Whether rooted in theology, based in ideology or emanating from sheer boorishness, the animus and hostility toward Jews, known as antisemitism, has over the generations repeatedly flared into violence, prompted forcible expulsions and mass conversions, and even fomented genocide.
And yet, despite the fact that it has been around for so long, it seems that no one has been able to come up with a winning formula to cure this virulent and infectious virus.
This raises an important, albeit somewhat controversial question: can we really win the fight against antisemitism?
How can we win against antisemitism?
After all, tens of millions of dollars, if not more, are poured into programs each year by various organizations seeking to quantify antisemitic attitudes, track the number of incidents, as well as educate the public.
Nevertheless, if recent statistics are any indication, it would appear that all these worthy efforts are not having the impact we would have hoped for.
Two months ago, the Associated Press reported on a study issued jointly on the eve of Holocaust Remembrance Day by Tel Aviv University’s Center for the Study of Contemporary European Jewry and the Anti-Defamation League.
According to the report, the number of antisemitic incidents in the US surged by more than 35% in the past year, from 2,721 in 2021 to 3,697 in 2022. American cities with large Jewish populations, such as New York, Chicago and Los Angeles, all saw an increase in antisemitic hate crimes.
Particularly worrying was the report’s finding that “the antisemitism of the far-Right and far-Left are pushing into the mainstream of American culture and politics from both sides.”
Indeed, in just the past 10 days, a 19-year-old in Michigan was arrested for plotting to attack a synagogue, antisemitic flyers were distributed in various counties throughout Pennsylvania, an antisemitic message was carved into an elevator wall in Miami, and neo-Nazis in Georgia waved flags with swastikas as they protested outside two synagogues.
If you’ve spent time on social media, it is clear that antisemitism is alive and well. It is downright frightening just how many people out there do not hesitate to spew the most hateful venom against Jews on public platforms.

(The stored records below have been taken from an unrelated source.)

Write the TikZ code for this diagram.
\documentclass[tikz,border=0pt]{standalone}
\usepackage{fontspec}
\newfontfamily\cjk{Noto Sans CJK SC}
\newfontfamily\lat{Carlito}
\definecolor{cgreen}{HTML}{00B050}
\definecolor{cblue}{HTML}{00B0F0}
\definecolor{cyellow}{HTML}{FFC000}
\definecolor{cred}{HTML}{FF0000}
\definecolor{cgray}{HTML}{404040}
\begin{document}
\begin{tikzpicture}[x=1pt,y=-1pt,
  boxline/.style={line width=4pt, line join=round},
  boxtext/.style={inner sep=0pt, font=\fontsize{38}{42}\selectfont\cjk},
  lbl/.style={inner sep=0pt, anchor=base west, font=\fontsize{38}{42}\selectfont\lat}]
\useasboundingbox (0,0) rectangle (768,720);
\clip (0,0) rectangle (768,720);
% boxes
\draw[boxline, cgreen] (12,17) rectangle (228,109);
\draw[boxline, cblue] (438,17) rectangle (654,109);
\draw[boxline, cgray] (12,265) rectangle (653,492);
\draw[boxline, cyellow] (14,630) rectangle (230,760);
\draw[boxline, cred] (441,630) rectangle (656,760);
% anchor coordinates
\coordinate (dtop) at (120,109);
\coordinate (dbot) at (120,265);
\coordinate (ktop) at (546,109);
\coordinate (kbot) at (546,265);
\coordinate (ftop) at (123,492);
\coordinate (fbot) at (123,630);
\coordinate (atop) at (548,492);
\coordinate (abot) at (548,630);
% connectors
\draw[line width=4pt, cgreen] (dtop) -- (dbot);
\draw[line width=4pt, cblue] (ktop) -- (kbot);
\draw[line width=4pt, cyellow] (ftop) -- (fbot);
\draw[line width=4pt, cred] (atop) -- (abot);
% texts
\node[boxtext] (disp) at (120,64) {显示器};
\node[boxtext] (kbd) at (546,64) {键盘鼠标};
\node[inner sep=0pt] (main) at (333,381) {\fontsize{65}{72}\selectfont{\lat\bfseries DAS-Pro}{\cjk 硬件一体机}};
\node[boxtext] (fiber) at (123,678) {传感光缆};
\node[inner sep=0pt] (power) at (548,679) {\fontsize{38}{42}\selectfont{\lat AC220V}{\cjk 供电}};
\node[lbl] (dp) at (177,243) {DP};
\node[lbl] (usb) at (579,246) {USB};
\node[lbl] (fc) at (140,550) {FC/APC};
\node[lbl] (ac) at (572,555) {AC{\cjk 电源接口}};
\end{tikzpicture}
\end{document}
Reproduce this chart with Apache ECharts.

Here is some of what I found on Twitter, within seconds of searching: “The Nazis were the real Jews!” read one rant, while another asserted that “All Jews are pedophiles.” Still another opined that “the Nazis are still around but they call themselves Zionist now.”
Some of this hatred is posted by people with just a few dozen followers, but others have thousands, or even more. And if you deem to read some of the reactions to these tweets, you will see that there are many who express support for such views.

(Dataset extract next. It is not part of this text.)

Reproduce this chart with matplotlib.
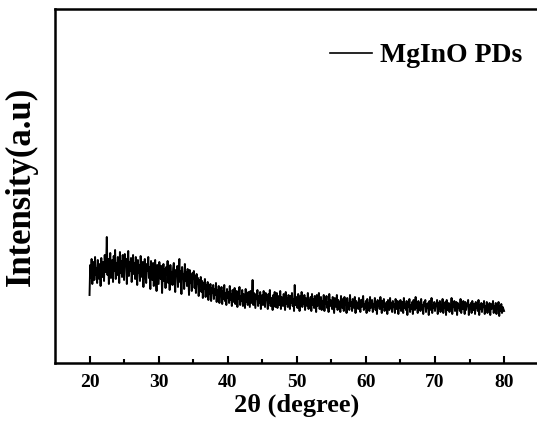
import numpy as np
import matplotlib
matplotlib.use("Agg")
import matplotlib.pyplot as plt

# XRD pattern, 20-80 deg in 0.1 deg steps (arb. units)
two_theta_start = 20.0
two_theta_step = 0.1
intensity = [
    68, 98, 85, 104, 79, 92, 101, 83, 106, 88,
    95, 80, 103, 90, 84, 99, 77, 105, 93, 86,
    101, 82, 108, 91, 97, 126, 88, 104, 79, 99,
    110, 85, 96, 103, 81, 107, 92, 113, 84, 100,
    88, 106, 95, 80, 111, 90, 102, 86, 108, 94,
    83, 109, 97, 104, 79, 99, 112, 87, 101, 92,
    105, 81, 96, 108, 89, 100, 84, 106, 93, 78,
    103, 90, 98, 82, 107, 94, 86, 101, 76, 97,
    104, 88, 80, 99, 92, 106, 85, 96, 74, 102,
    91, 83, 100, 77, 95, 103, 86, 72, 98, 89,
    79, 101, 93, 84, 97, 70, 90, 99, 82, 94,
    75, 96, 88, 102, 80, 92, 73, 98, 86, 91,
    78, 95, 100, 83, 71, 93, 87, 97, 76, 90,
    104, 81, 92, 69, 96, 85, 89, 74, 99, 82,
    91, 77, 94, 86, 68, 93, 80, 88, 72, 90,
    84, 92, 75, 87, 70, 89, 79, 85, 67, 83,
    77, 86, 71, 82, 65, 80, 74, 84, 66, 78,
    72, 81, 63, 76, 69, 79, 62, 75, 70, 78,
    64, 74, 68, 80, 61, 73, 66, 77, 60, 71,
    67, 76, 59, 72, 64, 78, 62, 70, 58, 74,
    65, 71, 60, 77, 63, 69, 57, 73, 66, 61,
    75, 59, 68, 72, 56, 70, 64, 76, 58, 67,
    62, 73, 57, 69, 65, 55, 74, 61, 68, 58,
    71, 63, 56, 72, 60, 66, 83, 58, 70, 62,
    55, 69, 64, 73, 57, 67, 60, 71, 54, 65,
    68, 58, 72, 61, 56, 70, 63, 66, 54, 69,
    60, 73, 57, 65, 62, 53, 68, 59, 71, 56,
    64, 70, 55, 67, 61, 58, 72, 54, 66, 60,
    57, 69, 63, 53, 71, 59, 65, 56, 68, 62,
    54, 67, 60, 70, 57, 64, 52, 78, 58, 66,
    61, 55, 69, 63, 52, 67, 58, 71, 56, 64,
    59, 68, 53, 65, 62, 57, 70, 54, 63, 60,
    66, 52, 69, 58, 64, 55, 67, 61, 51, 68,
    57, 63, 70, 54, 60, 66, 53, 62, 58, 68,
    52, 64, 59, 67, 55, 61, 51, 69, 57, 63,
    60, 54, 66, 58, 50, 65, 62, 56, 68, 53,
    63, 57, 61, 51, 67, 59, 55, 64, 52, 66,
    58, 62, 50, 65, 56, 60, 53, 68, 57, 61,
    52, 64, 59, 55, 66, 50, 62, 57, 60, 54,
    65, 58, 51, 63, 56, 61, 67, 53, 59, 55,
    62, 50, 64, 57, 60, 52, 66, 55, 58, 63,
    51, 59, 56, 65, 53, 61, 49, 63, 57, 60,
    54, 66, 58, 50, 62, 56, 64, 52, 59, 55,
    61, 49, 63, 57, 53, 65, 55, 60, 51, 62,
    56, 59, 50, 64, 54, 58, 62, 49, 60, 55,
    63, 52, 57, 61, 50, 65, 55, 59, 53, 62,
    48, 60, 56, 64, 51, 58, 54, 61, 49, 63,
    57, 53, 66, 55, 59, 50, 62, 56, 60, 52,
    64, 54, 58, 49, 61, 57, 63, 51, 59, 55,
    60, 48, 62, 56, 53, 65, 50, 58, 55, 61,
    52, 59, 57, 63, 49, 60, 54, 62, 51, 58,
    56, 64, 50, 59, 55, 61, 48, 63, 53, 57,
    60, 51, 58, 54, 65, 49, 59, 56, 62, 52,
    57, 61, 48, 60, 55, 58, 52, 64, 50, 59,
    54, 62, 56, 49, 61, 53, 59, 57, 63, 48,
    58, 55, 60, 50, 62, 56, 53, 59, 49, 61,
    55, 57, 52, 63, 48, 58, 54, 60, 51, 59,
    56, 62, 49, 57, 53, 61, 50, 58, 55, 60,
    48, 59, 54, 56, 62, 50, 57, 53, 60, 49,
    58, 55, 61, 47, 57, 52, 59, 50, 56, 54,
    52,
]
two_theta = two_theta_start + two_theta_step * np.arange(len(intensity))

x_ticks = [20, 30, 40, 50, 60, 70, 80]
x_minor = [25, 35, 45, 55, 65, 75]
series_name = "MgInO PDs"

plt.rcParams["font.family"] = ["Liberation Serif", "DejaVu Serif"]
plt.rcParams["font.weight"] = "bold"

fig = plt.figure(figsize=(5.37, 4.26), dpi=100)
ax = fig.add_axes([0.1024, 0.1479, 0.9006, 0.831])

ax.plot(two_theta, intensity, color="black", lw=1.4, label=series_name)

ax.set_xlim(15, 85)
ax.set_ylim(0, 354)
ax.set_xticks(x_ticks)
ax.set_xticks(x_minor, minor=True)
ax.set_yticks([])
ax.tick_params(axis="x", which="major", direction="in", length=5, width=1.5,
               labelsize=14, pad=8)
ax.tick_params(axis="x", which="minor", direction="in", length=3, width=1.5)
for lab in ax.get_xticklabels():
    lab.set_fontweight("bold")

for side in ["left", "top", "bottom"]:
    ax.spines[side].set_linewidth(1.8)
ax.spines["right"].set_visible(False)

ax.set_xlabel("2\u03b8 (degree)", fontsize=19, fontweight="bold", labelpad=2)
ax.set_ylabel("Intensity(a.u)", fontsize=25, fontweight="bold", labelpad=12)

leg = ax.legend(loc="upper right", bbox_to_anchor=(1.018, 0.975), frameon=False,
                prop={"size": 20, "weight": "bold"}, handlelength=1.5,
                handletextpad=0.3)
leg.get_lines()[0].set_linewidth(1.2)

fig.savefig("out.png", dpi=100)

Whether we like to admit it or not, social media both reflects and amplifies public opinion, providing an outlet for people to voice whatever they think, while in the process normalizing such discourse and enticing others to join in.
In light of the above, it isn’t surprising that the American Jewish Committee’s State of Antisemitism in America Report for 2022, published in February, revealed that 41% of American Jews feel less secure than they did a year ago.
“That sense of security has eroded, they say, primarily due in large part to the rise in antisemitic attacks, crimes and violence; and how acceptable antisemitism and racism have become.”
The AJC also found that nearly nine in 10 American Jews think antisemitism is a problem in the US, and more than 80% believe that it has increased in the past five years.
This has led to many Jews taking measures to avoid wearing or carrying anything that might identify them as Jewish, such as a yarmulke or Star of David, while almost 20% say they feel unsafe attending synagogues or other Jewish institutions.
GIVEN THIS gloomy picture, it is difficult to be optimistic about the possibility of vanquishing antisemitism entirely, as it has seemingly always been around.
But perhaps that is missing the point.
A more compelling and encouraging narrative would be to suggest that we must aim to contain and curtail antisemitism which, while difficult, is nonetheless a far more achievable goal.
In other words, rather than viewing this in terms of total victory or bust, we should find incremental ways to lower the flames of Jew-hatred.
How to do so requires a coming together of great minds, not only within the Jewish community, but outside it too, with the aim of forging new methods and ideas to tackle the problem.
A good place to start would be to organize an annual national conference focused on combating antisemitism that would galvanize leaders from across ethnic, religious and political boundaries to speak out and take active steps to stop the hate.
As the late Rabbi Jonathan Sacks wrote in his book, Future Tense, “Jews cannot fight antisemitism alone. The victim cannot cure the crime. The hated cannot cure the hate. It would be the greatest mistake for Jews to believe that they can fight it alone. The only people who can successfully combat antisemitism are those active in the cultures that harbor it.”
The writer served as deputy communications director under Prime Minister Benjamin Netanyahu during his first term of office.